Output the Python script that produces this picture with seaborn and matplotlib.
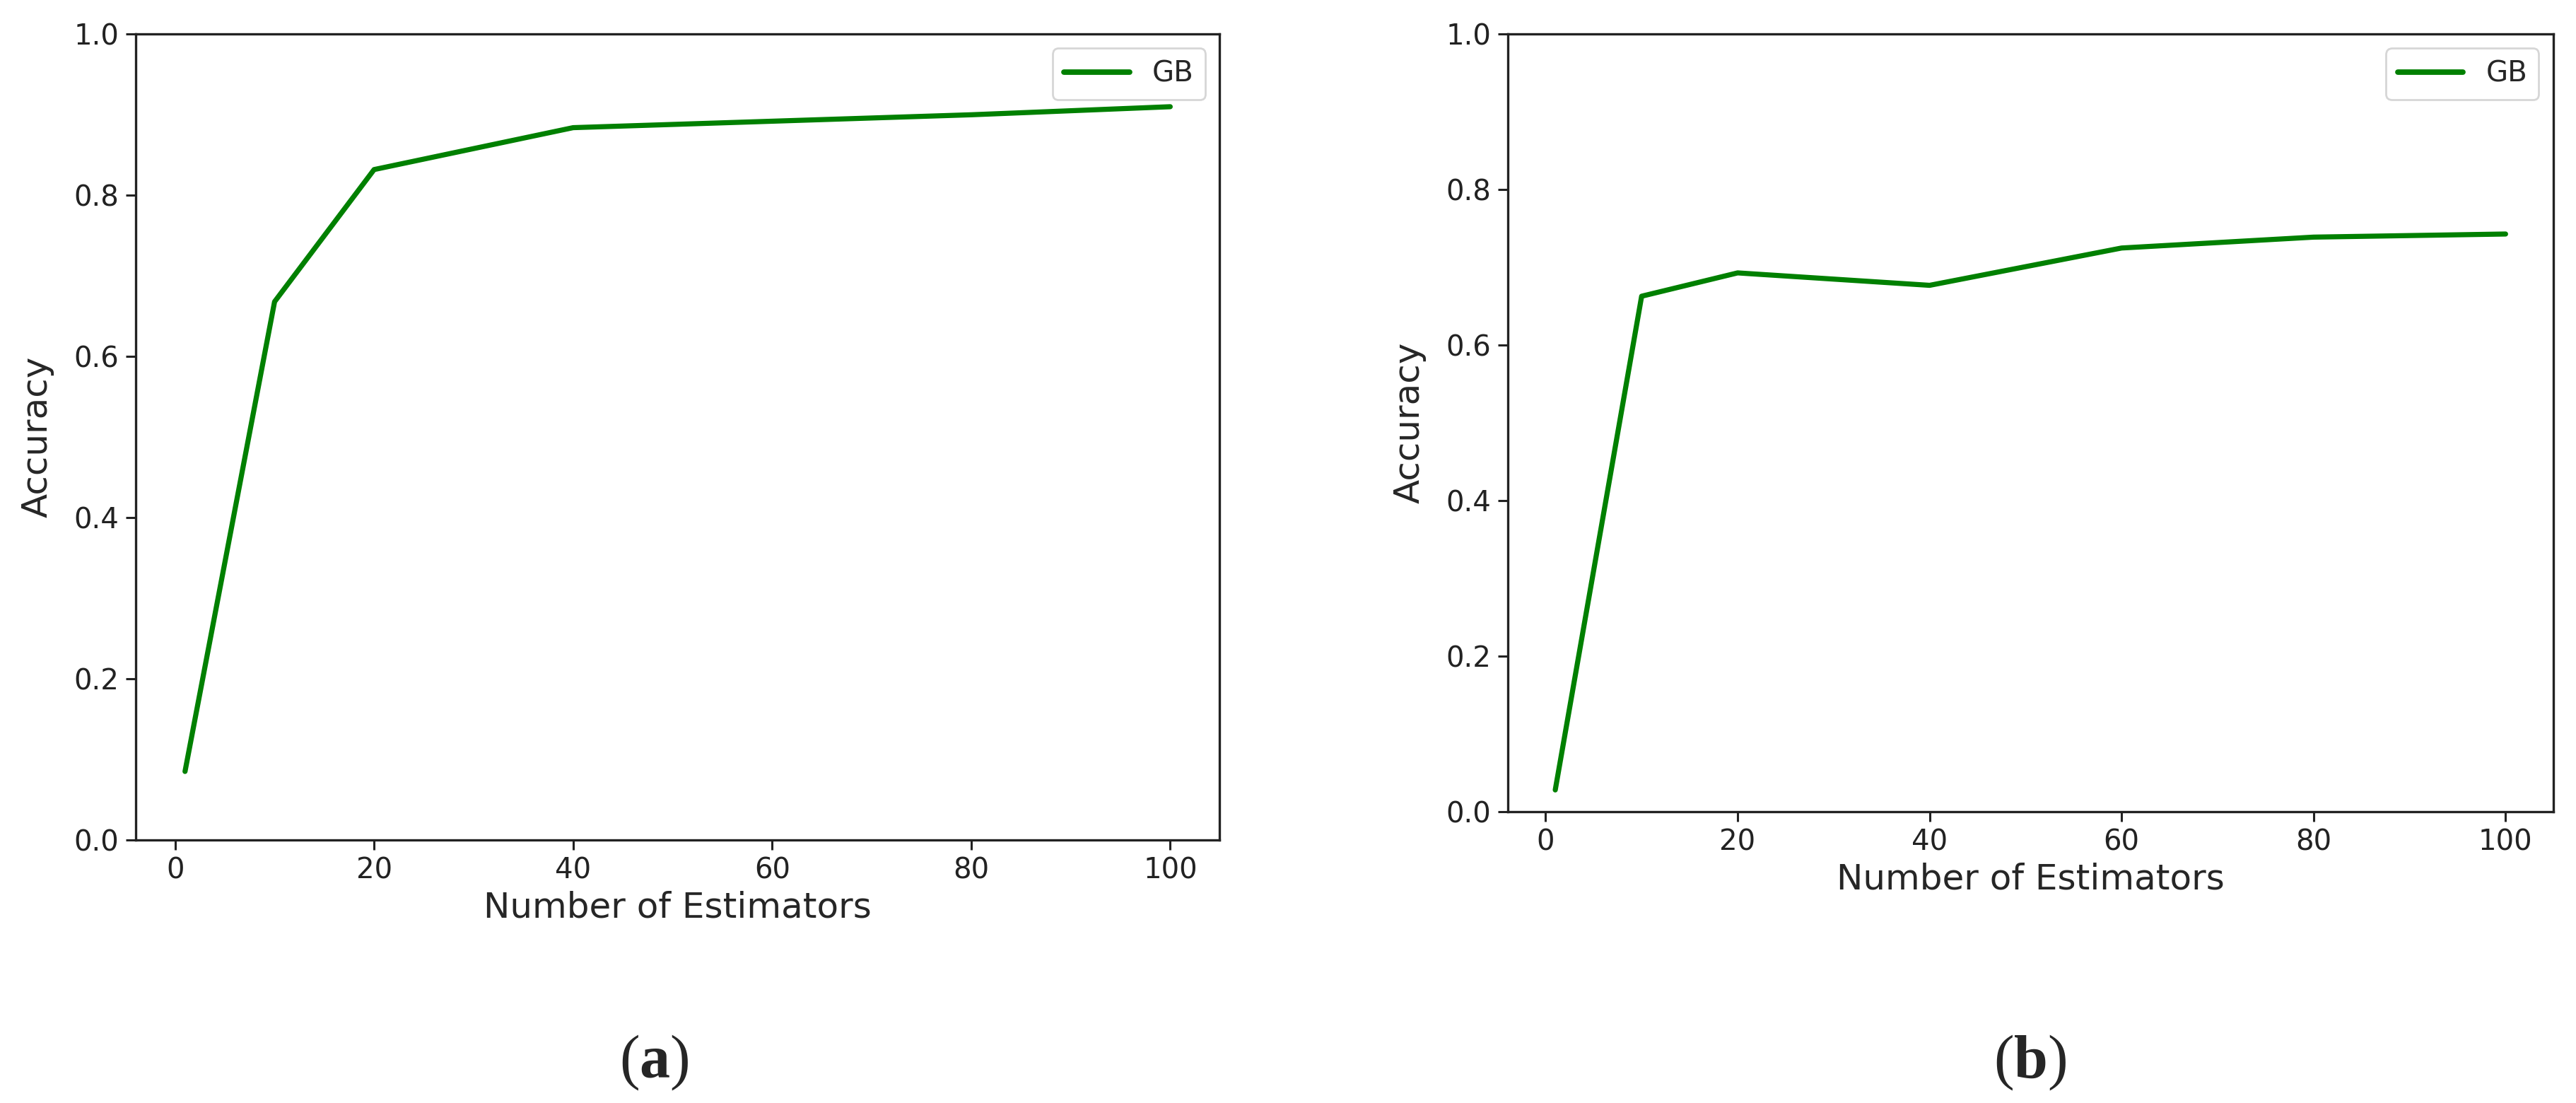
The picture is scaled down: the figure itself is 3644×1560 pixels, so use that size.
import numpy as np
import pandas as pd
import matplotlib
matplotlib.use('Agg')
import matplotlib.pyplot as plt
import seaborn as sns

# Data
n_estimators = [1, 10, 20, 40, 60, 80, 100]
acc_a = [0.085, 0.668, 0.832, 0.884, 0.892, 0.900, 0.910]
acc_b = [0.028, 0.663, 0.693, 0.677, 0.725, 0.739, 0.743]
series_label = 'GB'
x_ticks = [0, 20, 40, 60, 80, 100]
y_ticks = [0.0, 0.2, 0.4, 0.6, 0.8, 1.0]
panel_labels = ['a', 'b']

sns.set_style('ticks')
plt.rcParams['font.family'] = ['DejaVu Sans']
plt.rcParams['mathtext.fontset'] = 'custom'
plt.rcParams['mathtext.rm'] = 'Liberation Serif'
plt.rcParams['mathtext.bf'] = 'Liberation Serif:bold'

fig = plt.figure(figsize=(18.22, 7.8), dpi=200)
ax1 = fig.add_axes([0.0527, 0.2385, 0.4207, 0.7305])
ax2 = fig.add_axes([0.5853, 0.2641, 0.4058, 0.7049])

for ax, acc in [(ax1, acc_a), (ax2, acc_b)]:
    df = pd.DataFrame({'estimators': n_estimators, 'accuracy': acc})
    sns.lineplot(data=df, x='estimators', y='accuracy', ax=ax,
                 color='#008000', linewidth=2.6, label=series_label)
    ax.set_ylim(0, 1)
    ax.set_xticks(x_ticks)
    ax.set_yticks(y_ticks)
    ax.set_yticklabels([f'{t:.1f}' for t in y_ticks])
    ax.tick_params(labelsize=14.5, width=1.1, length=5, colors='#222222')
    ax.set_xlabel('Number of Estimators', fontsize=18, labelpad=3)
    ax.set_ylabel('Accuracy', fontsize=18, labelpad=10)
    for sp in ax.spines.values():
        sp.set_linewidth(1.2)
        sp.set_color('#222222')
    leg = ax.legend(loc='upper right', fontsize=14.5, frameon=True,
                    fancybox=True, edgecolor='#cccccc', handlelength=2.3)
    for line in leg.get_lines():
        line.set_linewidth(2.8)

fig.text(0.254, 0.036, r'($\mathbf{' + panel_labels[0] + '}$)', fontsize=31,
         ha='center', va='center', family='Liberation Serif')
fig.text(0.788, 0.036, r'($\mathbf{' + panel_labels[1] + '}$)', fontsize=31,
         ha='center', va='center', family='Liberation Serif')

fig.savefig('out.png', dpi=200, facecolor='white')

++++++

Instruction: Starting with the line with "The picture is" and ending with the line with "panel_labels = ['a', 'b']", extract every line exactly and nothing outside that span.

Final result:
The picture is scaled down: the figure itself is 3644×1560 pixels, so use that size.
import numpy as np
import pandas as pd
import matplotlib
matplotlib.use('Agg')
import matplotlib.pyplot as plt
import seaborn as sns

# Data
n_estimators = [1, 10, 20, 40, 60, 80, 100]
acc_a = [0.085, 0.668, 0.832, 0.884, 0.892, 0.900, 0.910]
acc_b = [0.028, 0.663, 0.693, 0.677, 0.725, 0.739, 0.743]
series_label = 'GB'
x_ticks = [0, 20, 40, 60, 80, 100]
y_ticks = [0.0, 0.2, 0.4, 0.6, 0.8, 1.0]
panel_labels = ['a', 'b']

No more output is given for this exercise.